Given exercise
Every line of the material is to be quoted verbatim, minus the pictures.

Collected data
=======

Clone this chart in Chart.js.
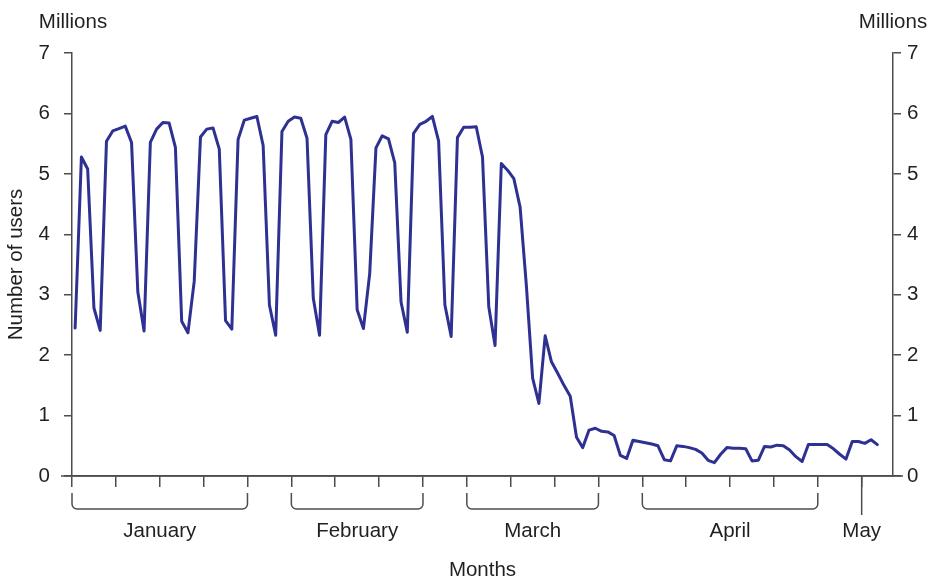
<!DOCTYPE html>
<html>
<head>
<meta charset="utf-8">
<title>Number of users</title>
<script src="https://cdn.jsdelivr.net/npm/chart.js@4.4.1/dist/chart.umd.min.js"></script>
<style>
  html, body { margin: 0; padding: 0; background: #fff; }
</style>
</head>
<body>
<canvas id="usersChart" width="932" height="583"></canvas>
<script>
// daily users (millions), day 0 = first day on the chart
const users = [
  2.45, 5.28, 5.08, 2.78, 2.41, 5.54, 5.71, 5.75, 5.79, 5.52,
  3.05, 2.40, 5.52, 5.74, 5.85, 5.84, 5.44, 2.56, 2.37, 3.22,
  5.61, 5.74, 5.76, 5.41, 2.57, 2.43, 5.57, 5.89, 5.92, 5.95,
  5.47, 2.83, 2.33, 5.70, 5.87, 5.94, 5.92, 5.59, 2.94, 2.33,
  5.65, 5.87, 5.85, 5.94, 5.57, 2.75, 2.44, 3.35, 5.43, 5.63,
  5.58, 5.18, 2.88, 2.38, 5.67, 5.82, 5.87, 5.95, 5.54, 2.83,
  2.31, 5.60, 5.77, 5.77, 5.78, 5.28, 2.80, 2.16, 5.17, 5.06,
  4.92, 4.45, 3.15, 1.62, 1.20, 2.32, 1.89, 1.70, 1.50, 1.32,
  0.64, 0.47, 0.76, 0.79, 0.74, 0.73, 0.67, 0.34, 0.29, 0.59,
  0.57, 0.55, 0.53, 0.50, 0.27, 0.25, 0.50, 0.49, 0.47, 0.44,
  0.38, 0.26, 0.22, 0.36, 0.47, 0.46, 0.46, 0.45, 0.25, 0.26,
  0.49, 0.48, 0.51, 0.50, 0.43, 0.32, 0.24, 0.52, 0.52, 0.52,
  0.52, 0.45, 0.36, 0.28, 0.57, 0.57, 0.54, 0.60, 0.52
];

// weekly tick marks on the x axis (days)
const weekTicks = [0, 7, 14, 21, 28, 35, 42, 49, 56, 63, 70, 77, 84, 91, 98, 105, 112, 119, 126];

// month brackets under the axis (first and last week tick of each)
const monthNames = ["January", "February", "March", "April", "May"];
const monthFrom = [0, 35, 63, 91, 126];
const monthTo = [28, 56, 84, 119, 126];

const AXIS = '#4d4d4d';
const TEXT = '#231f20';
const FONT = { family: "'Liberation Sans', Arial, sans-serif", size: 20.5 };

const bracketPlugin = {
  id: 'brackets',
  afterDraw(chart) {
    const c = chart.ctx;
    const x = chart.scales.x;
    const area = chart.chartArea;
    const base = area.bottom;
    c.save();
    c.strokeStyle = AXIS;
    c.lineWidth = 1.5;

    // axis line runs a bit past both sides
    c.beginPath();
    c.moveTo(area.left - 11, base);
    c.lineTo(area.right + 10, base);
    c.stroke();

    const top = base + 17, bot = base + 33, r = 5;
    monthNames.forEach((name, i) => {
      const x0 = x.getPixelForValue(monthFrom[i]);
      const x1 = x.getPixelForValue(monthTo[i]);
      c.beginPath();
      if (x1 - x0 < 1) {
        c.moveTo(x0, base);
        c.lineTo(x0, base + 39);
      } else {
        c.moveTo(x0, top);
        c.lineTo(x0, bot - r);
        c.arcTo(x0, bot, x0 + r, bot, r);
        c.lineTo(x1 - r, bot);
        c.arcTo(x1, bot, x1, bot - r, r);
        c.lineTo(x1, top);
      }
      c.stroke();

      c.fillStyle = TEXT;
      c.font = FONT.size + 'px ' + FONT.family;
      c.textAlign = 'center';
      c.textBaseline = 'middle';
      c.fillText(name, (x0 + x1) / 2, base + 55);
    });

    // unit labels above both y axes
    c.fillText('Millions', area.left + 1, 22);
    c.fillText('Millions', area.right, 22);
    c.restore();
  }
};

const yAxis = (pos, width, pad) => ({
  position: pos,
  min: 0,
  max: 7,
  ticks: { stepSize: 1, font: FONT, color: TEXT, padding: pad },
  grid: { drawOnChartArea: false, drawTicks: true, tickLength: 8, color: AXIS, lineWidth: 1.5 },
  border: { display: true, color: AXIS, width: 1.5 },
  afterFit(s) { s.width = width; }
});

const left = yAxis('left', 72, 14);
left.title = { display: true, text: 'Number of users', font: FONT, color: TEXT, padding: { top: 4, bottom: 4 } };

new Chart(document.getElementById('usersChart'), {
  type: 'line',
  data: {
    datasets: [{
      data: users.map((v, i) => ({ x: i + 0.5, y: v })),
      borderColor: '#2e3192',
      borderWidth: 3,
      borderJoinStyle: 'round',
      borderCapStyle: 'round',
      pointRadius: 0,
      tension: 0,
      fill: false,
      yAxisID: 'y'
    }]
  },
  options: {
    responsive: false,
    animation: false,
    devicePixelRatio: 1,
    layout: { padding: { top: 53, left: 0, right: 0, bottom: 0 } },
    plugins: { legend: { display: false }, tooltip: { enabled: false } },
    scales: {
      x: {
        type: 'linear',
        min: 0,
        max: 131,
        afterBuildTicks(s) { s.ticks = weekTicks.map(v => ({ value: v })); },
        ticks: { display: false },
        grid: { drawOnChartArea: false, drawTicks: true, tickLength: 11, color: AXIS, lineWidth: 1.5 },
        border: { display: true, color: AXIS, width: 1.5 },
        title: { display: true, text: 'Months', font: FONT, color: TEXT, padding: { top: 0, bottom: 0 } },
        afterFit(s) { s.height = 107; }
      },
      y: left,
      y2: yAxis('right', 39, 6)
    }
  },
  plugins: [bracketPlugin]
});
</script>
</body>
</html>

=======

Reply to the exercise
Clone this chart in Chart.js.
<!DOCTYPE html>
<html>
<head>
<meta charset="utf-8">
<title>Number of users</title>
<script src="https://cdn.jsdelivr.net/npm/chart.js@4.4.1/dist/chart.umd.min.js"></script>
<style>
  html, body { margin: 0; padding: 0; background: #fff; }
</style>
</head>
<body>
<canvas id="usersChart" width="932" height="583"></canvas>
<script>
// daily users (millions), day 0 = first day on the chart
const users = [
  2.45, 5.28, 5.08, 2.78, 2.41, 5.54, 5.71, 5.75, 5.79, 5.52,
  3.05, 2.40, 5.52, 5.74, 5.85, 5.84, 5.44, 2.56, 2.37, 3.22,
  5.61, 5.74, 5.76, 5.41, 2.57, 2.43, 5.57, 5.89, 5.92, 5.95,
  5.47, 2.83, 2.33, 5.70, 5.87, 5.94, 5.92, 5.59, 2.94, 2.33,
  5.65, 5.87, 5.85, 5.94, 5.57, 2.75, 2.44, 3.35, 5.43, 5.63,
  5.58, 5.18, 2.88, 2.38, 5.67, 5.82, 5.87, 5.95, 5.54, 2.83,
  2.31, 5.60, 5.77, 5.77, 5.78, 5.28, 2.80, 2.16, 5.17, 5.06,
  4.92, 4.45, 3.15, 1.62, 1.20, 2.32, 1.89, 1.70, 1.50, 1.32,
  0.64, 0.47, 0.76, 0.79, 0.74, 0.73, 0.67, 0.34, 0.29, 0.59,
  0.57, 0.55, 0.53, 0.50, 0.27, 0.25, 0.50, 0.49, 0.47, 0.44,
  0.38, 0.26, 0.22, 0.36, 0.47, 0.46, 0.46, 0.45, 0.25, 0.26,
  0.49, 0.48, 0.51, 0.50, 0.43, 0.32, 0.24, 0.52, 0.52, 0.52,
  0.52, 0.45, 0.36, 0.28, 0.57, 0.57, 0.54, 0.60, 0.52
];

// weekly tick marks on the x axis (days)
const weekTicks = [0, 7, 14, 21, 28, 35, 42, 49, 56, 63, 70, 77, 84, 91, 98, 105, 112, 119, 126];

// month brackets under the axis (first and last week tick of each)
const monthNames = ["January", "February", "March", "April", "May"];
const monthFrom = [0, 35, 63, 91, 126];
const monthTo = [28, 56, 84, 119, 126];

const AXIS = '#4d4d4d';
const TEXT = '#231f20';
const FONT = { family: "'Liberation Sans', Arial, sans-serif", size: 20.5 };

const bracketPlugin = {
  id: 'brackets',
  afterDraw(chart) {
    const c = chart.ctx;
    const x = chart.scales.x;
    const area = chart.chartArea;
    const base = area.bottom;
    c.save();
    c.strokeStyle = AXIS;
    c.lineWidth = 1.5;

    // axis line runs a bit past both sides
    c.beginPath();
    c.moveTo(area.left - 11, base);
    c.lineTo(area.right + 10, base);
    c.stroke();

    const top = base + 17, bot = base + 33, r = 5;
    monthNames.forEach((name, i) => {
      const x0 = x.getPixelForValue(monthFrom[i]);
      const x1 = x.getPixelForValue(monthTo[i]);
      c.beginPath();
      if (x1 - x0 < 1) {
        c.moveTo(x0, base);
        c.lineTo(x0, base + 39);
      } else {
        c.moveTo(x0, top);
        c.lineTo(x0, bot - r);
        c.arcTo(x0, bot, x0 + r, bot, r);
        c.lineTo(x1 - r, bot);
        c.arcTo(x1, bot, x1, bot - r, r);
        c.lineTo(x1, top);
      }
      c.stroke();

      c.fillStyle = TEXT;
      c.font = FONT.size + 'px ' + FONT.family;
      c.textAlign = 'center';
      c.textBaseline = 'middle';
      c.fillText(name, (x0 + x1) / 2, base + 55);
    });

    // unit labels above both y axes
    c.fillText('Millions', area.left + 1, 22);
    c.fillText('Millions', area.right, 22);
    c.restore();
  }
};

const yAxis = (pos, width, pad) => ({
  position: pos,
  min: 0,
  max: 7,
  ticks: { stepSize: 1, font: FONT, color: TEXT, padding: pad },
  grid: { drawOnChartArea: false, drawTicks: true, tickLength: 8, color: AXIS, lineWidth: 1.5 },
  border: { display: true, color: AXIS, width: 1.5 },
  afterFit(s) { s.width = width; }
});

const left = yAxis('left', 72, 14);
left.title = { display: true, text: 'Number of users', font: FONT, color: TEXT, padding: { top: 4, bottom: 4 } };

new Chart(document.getElementById('usersChart'), {
  type: 'line',
  data: {
    datasets: [{
      data: users.map((v, i) => ({ x: i + 0.5, y: v })),
      borderColor: '#2e3192',
      borderWidth: 3,
      borderJoinStyle: 'round',
      borderCapStyle: 'round',
      pointRadius: 0,
      tension: 0,
      fill: false,
      yAxisID: 'y'
    }]
  },
  options: {
    responsive: false,
    animation: false,
    devicePixelRatio: 1,
    layout: { padding: { top: 53, left: 0, right: 0, bottom: 0 } },
    plugins: { legend: { display: false }, tooltip: { enabled: false } },
    scales: {
      x: {
        type: 'linear',
        min: 0,
        max: 131,
        afterBuildTicks(s) { s.ticks = weekTicks.map(v => ({ value: v })); },
        ticks: { display: false },
        grid: { drawOnChartArea: false, drawTicks: true, tickLength: 11, color: AXIS, lineWidth: 1.5 },
        border: { display: true, color: AXIS, width: 1.5 },
        title: { display: true, text: 'Months', font: FONT, color: TEXT, padding: { top: 0, bottom: 0 } },
        afterFit(s) { s.height = 107; }
      },
      y: left,
      y2: yAxis('right', 39, 6)
    }
  },
  plugins: [bracketPlugin]
});
</script>
</body>
</html>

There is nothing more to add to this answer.